Otro problema: Operation Homecoming repatrió 587 estadounidenses. Sin embargo, Nixon había repetido muchas veces en los años anteriores, cual Fernando Simón bélico, que los prisioneros de guerra eran unos 1.600. Lo más probable es que el Presidente, como todos los Simones de la vida que han sido, son y serán, tuviese muy claro desde el principio de qué iba la mentira. Los 1.600 prisioneros salían de no clasificar ni un solo MIA (missing in action) de entre todos los militares estadounidenses, la mayoría del Aire, caídos tras las líneas norvietnamitas. Nixon, pues, probablemente supo siempre que había unos 1.000 prisioneros de guerra que no lo eran, gentes a las que los norvietnamitas nunca habían enjaretado porque cuando los encontraron, si es que los encontraron, eran cadáveres; pero siempre dijo que sí que eran prisioneros y que los traería de nuevo para que besasen a sus mujeres y jugasen con sus hijos.

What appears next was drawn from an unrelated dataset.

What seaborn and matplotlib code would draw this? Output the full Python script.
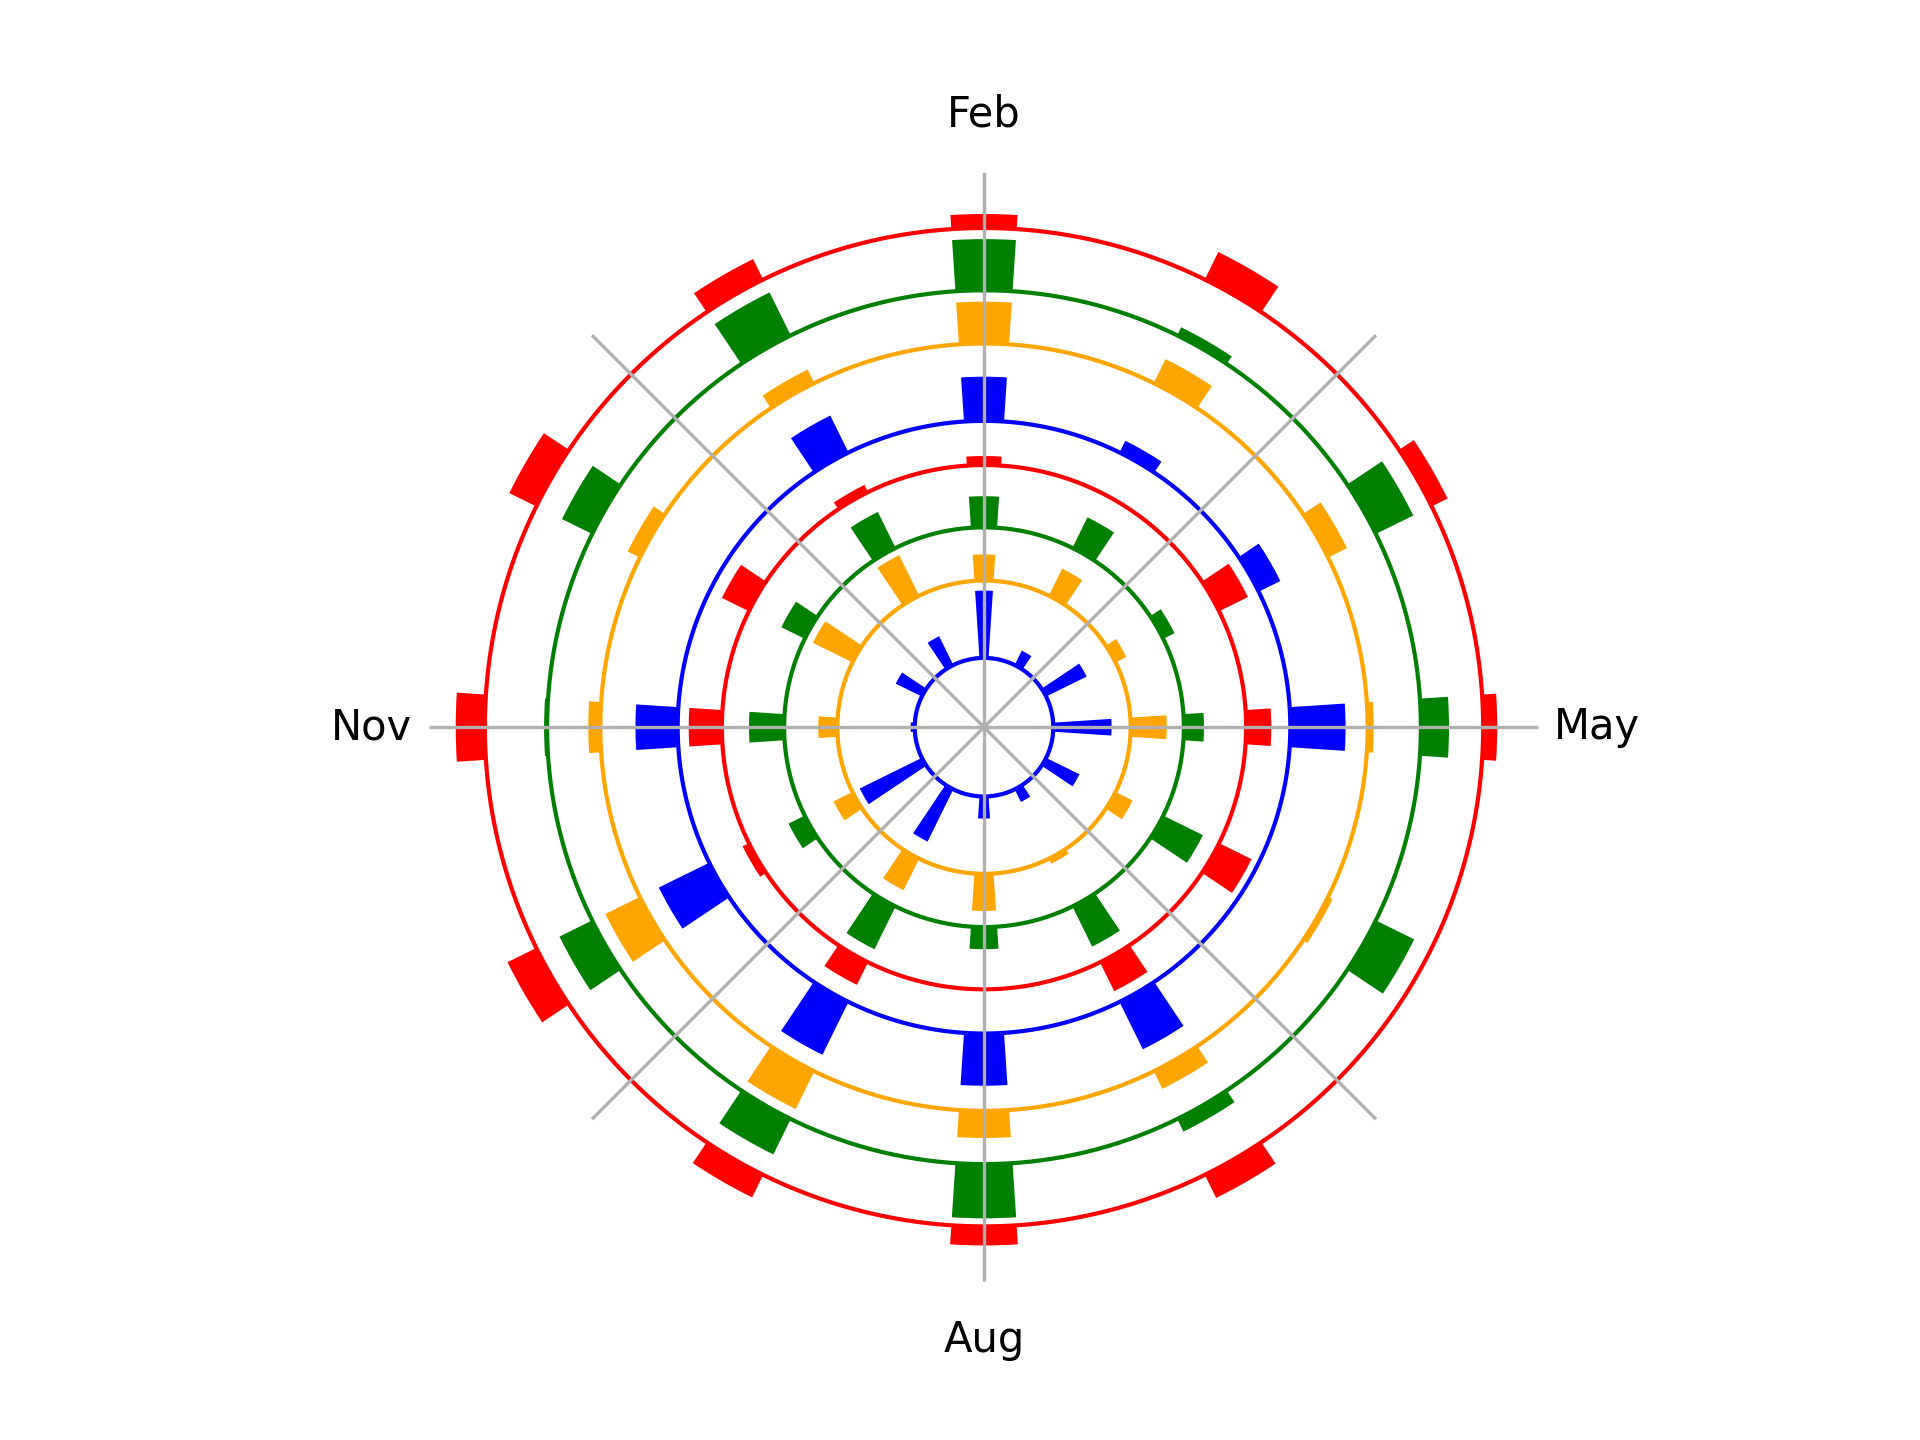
import numpy as np
import matplotlib
matplotlib.use("Agg")
import matplotlib.pyplot as plt
import seaborn as sns

months = ['Jan', 'Feb', 'Mar', 'Apr', 'May', 'Jun',
          'Jul', 'Aug', 'Sep', 'Oct', 'Nov', 'Dec']
series_names = ['blue', 'orange', 'green', 'red']

# year 1 (inner set of rings)
blue_y1   = [32, 67, 16, 45, 58, 37, 14, 22, 58, 69, 4, 29]
orange_y1 = [45, 26, 30, 12, 36, 19, 5.5, 37, 35, 21, 19, 44]
green_y1  = [40, 31, 34, 12.5, 20, 44, 44.5, 22, 47.5, 18, 35, 26]
red_y1    = [8, 9, 0, 32, 25, 36, 32, 1, 25, 7, 33, 30]
# year 2 (outer set of rings)
blue_y2   = [41, 44, 13, 24, 55, 0, 52.6, 52, 58.7, 56, 42, 0]
orange_y2 = [15, 41.7, 26.6, 21, 6, 5, 19.5, 27, 42, 38.4, 12, 13.6]
green_y2  = [47.7, 51, 9, 41.6, 28, 42.6, 14, 54, 39.3, 36.3, 3, 33.5]
red_y2    = [22.7, 14, 30.5, 17.7, 14, 0, 25.6, 19, 25, 32, 29, 30]

tick_labels = ['Feb', '', 'May', '', 'Aug', '', 'Nov', '']

years = [
    [blue_y1, orange_y1, green_y1, red_y1],
    [blue_y2, orange_y2, green_y2, red_y2],
]

palette = sns.color_palette(['blue', 'orange', 'green', 'red'])

inner_radius = 69
gap = 8
spans = [max(max(years[0][s]), max(years[1][s])) + gap for s in range(4)]
year_span = sum(spans)

fig = plt.figure(figsize=(6.4, 4.8), dpi=300)
ax = fig.add_subplot(111, projection='polar')
ax.set_theta_zero_location('N')
ax.set_theta_direction(-1)

theta = np.array([(i - 1) * 2 * np.pi / 12 for i in range(len(months))])
width = np.pi / 24
circle_t = np.linspace(0, 2 * np.pi, 721)

for y, year in enumerate(years):
    for s, vals in enumerate(year):
        base = inner_radius + y * year_span + sum(spans[:s])
        ax.bar(theta, vals, width=width, bottom=base, color=palette[s],
               linewidth=0, zorder=1)
        ax.plot(circle_t, np.full_like(circle_t, base), color=palette[s],
                lw=1.0, zorder=1.2)

max_r = max(inner_radius + y * year_span + sum(spans[:s]) + max(years[y][s])
            for y in range(2) for s in range(4))
min_r = inner_radius
ax.set_ylim(0, max_r + 0.05 * (max_r - min_r))

ax.set_xticks(np.deg2rad(np.arange(0, 360, 45)))
ax.set_xticklabels(tick_labels)
ax.set_yticks([])
ax.spines['polar'].set_visible(False)
ax.grid(True, color='#b0b0b0', linewidth=0.8, zorder=2.5)
ax.set_axisbelow(False)

fig.savefig('out.png', dpi=300)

Y, claro, cuando Homecoming terminó y sólo 587 militares reales de los 1.600 teóricos habían bajado de los aviones, aparecieron mil señoras que comenzaron a gritar: ¿dónde está mi puto marido?
Este movimiento
creó la figura imaginada del combatiente estadounidense que, por diversas razones, es, a
pesar de los acuerdos de París, mantenido tras las líneas enemigas. Un combatiente que, según la mitología, es mejor soldado que nadie; lo cual es bastante absurdo en esencia pues, en ese caso, por qué resulta que le han trincado precisamente a él (los verdaderos presos de los norvietnamitas respondían mucho más al retrato de The deerhunter, esto es, honestos y simplones obreros siderúrgicos pillados en medio del marrón). Esa figura, la del combatiente acorralado, que con tanta eficiencia ha explotado Silvester Stallone. La Administración no tuvo
otro remedio que sugerir que podría quedar gente en Vietnam, a pesar de que yo
creo que sabían que eso era bastante difícil. Especularon con eficiencia con la escasa credibilidad de los regímenes comunistas en el mundo libre. Vietnam ya podía salmodiar que no tenía más prisioneros; nadie le creería, y Hollywood menos que nadie.